On the sixth floor of the skybridge, a flock of ducks, individually named, displays each Oregon player that has been drafted by a professional football team. Adjacent is the family lounge, an oversized living room for players and their family members to interact pre- and post-game.
The player’s lounge with an outdoor terrace serves as a place for players to rest, recuperate, and interact with teammates. With a view of the practice fields, it also provides a reminder of the work yet to be done.
The “sunglasses” on the West exterior of thefacility is one of the key sustainable features. These exterior glass screens are hungat a distance of 5 feet from the glass façade, functioning as a glare control and thermal heat barrier for the office bar. They allow light in but help block heat, allowing the building to operate with less dependence on air conditioning. The high-performing, triple-glazed glass is coated with a darker tint that reduces glare and reinforces the notion of "armor" on the building.
As a University building, it is required to meet the Oregon State Energy Efficiency Design (SEED) guidelines for exceeding energy efficiency. The predicted energy use intensity is 46.6 kBtu/SF year or 26% more efficient than a baseline code building. Energy efficiency heating and cooling strategies include radiant heating and cooling in the lobby and dining room, night flushing of building mass, and the use of thermafusers rather than traditional VAV boxes that automatically sense the temperature and open or close to meet the temperature requirement in the office bar, minimizing reheat and eliminating overcooling. Ventilation related loads were reduced by energy recovery in the locker room, variable speed fans in the kitchen, displacement ventilation in the large team theater, and demand controlled ventilation strategies that couple ventilation rates to occupant density.
By utilizing quality materials, the Football Performance Center was designed for longevity.
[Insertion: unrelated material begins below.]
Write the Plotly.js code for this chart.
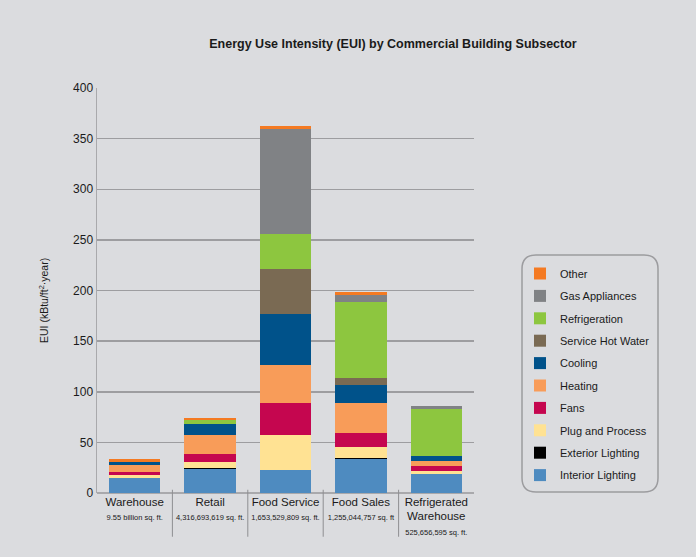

Ultimately, this is a more sustainable approach in that it uses fewer resources and generates less waste. Also, it provides the athletic program with a prized space and a high-quality environment that is more likely to be cared for and respected. The University has seen this result with the Athletic Medicine Center, now more than six years old and showing little wear and tear. The student-athletes and staff help take care of it, with the intention of passing it along to Oregon’s next generation of student-athletes.